Last week while I was nursing Little Sister on the couch, Miss E launched herself over my nursing pillow and latched on to both of Little Sister’s arms, trying to pull her off of me while simultaneously crushing her, cackling wildly the whole time. I know she didn’t mean to be malicious – she really loves her, and is in general over-eager to give her kisses and hugs. She cries when I don’t allow her to do so repeatedly. But she’s also used to rough housing with everyone else she loves, and when she hasn’t had a nap or she gets worked up or she’s just in a mood, as toddlers too often can be, she does stuff like this.
My husband was cooking dinner in the other room, and he couldn’t respond quickly enough to my shouts for help. As I tried to pry Miss E off of Little Sister without hurting either of them, Miss E toppled to the floor, the thud as her head hit the carpet joining Little Sister’s wails. And then she was crying. And I was crying, too.

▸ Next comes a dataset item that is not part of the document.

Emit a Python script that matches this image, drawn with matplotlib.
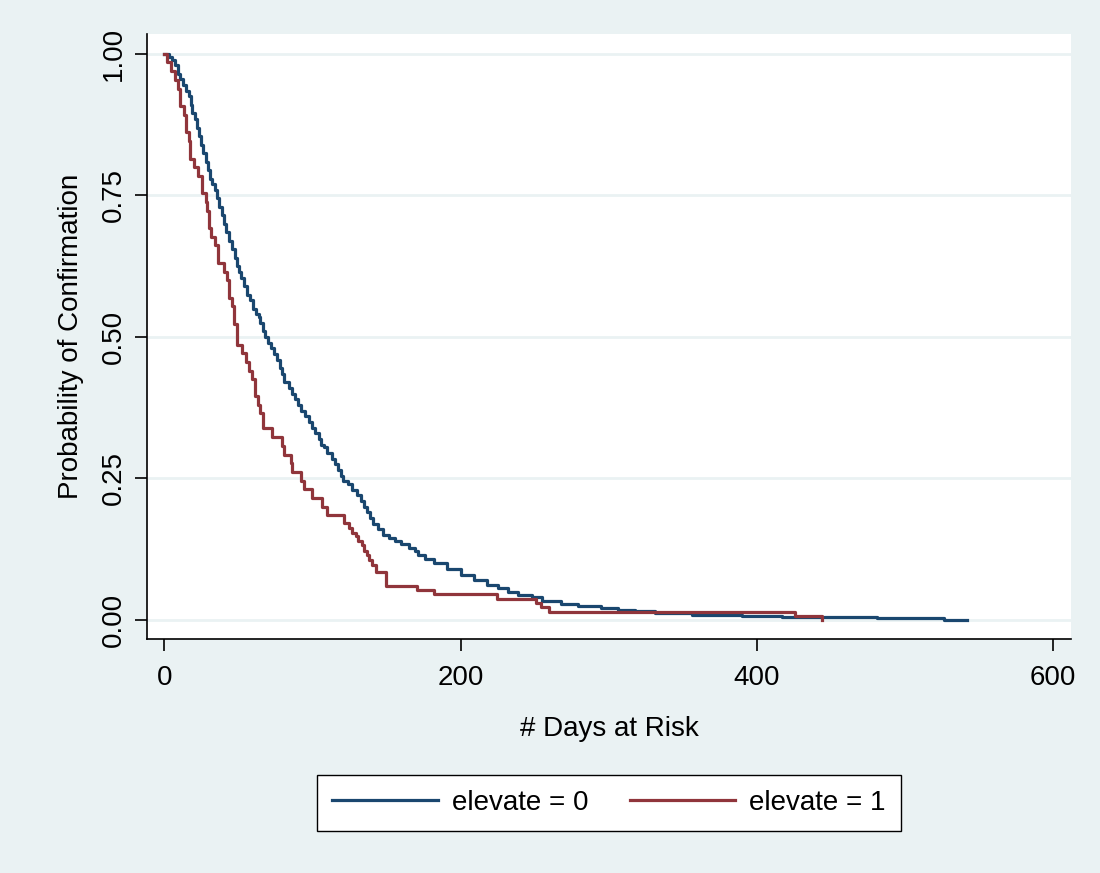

But not for the reasons you might think. It wasn’t because of what she’d done, not directly, anyway, or because Little Sister had chomped down in an effort to keep her dinner from being interrupted. It was because of how I felt, because of that surge of animal rage that filled me at the thought of Little Sister being hurt in some way. That feeling was directed at Miss E, my sweet girl, my first baby, my universe. Only now I’ve got two universes, and too often in these first tender weeks they’re colliding.
Nobody warned me about this. Nothing I read about preparing my first child for a sibling offered suggestions for preparing myself for the world-shattering guilt and confusion and anger that comes with finding a balance, not just in your home, but in your heart.
Miss E is two. What happened wasn’t her fault, and I want to believe it wasn’t mine, either. She was fine in two seconds, of course, but I agonized over what happened the whole night (and because I’m writing this, I’m obviously still not over it). So I’ve been going out of my way lately to baby her more than I usually would, rubbing her back at bedtime, carrying her when I can, trying to make her feel so special, because she is. While Little Sister was napping earlier this week I filled the sink with soap and bubbles and we bathed her little dolls, taking our time, enjoying each other’s company, just the two of us.
When I was reading up on methods for helping Miss E to adjust to no longer being an only child, I’d assumed that taking time to be with just her was just about her. Now I know I really need those moments, too.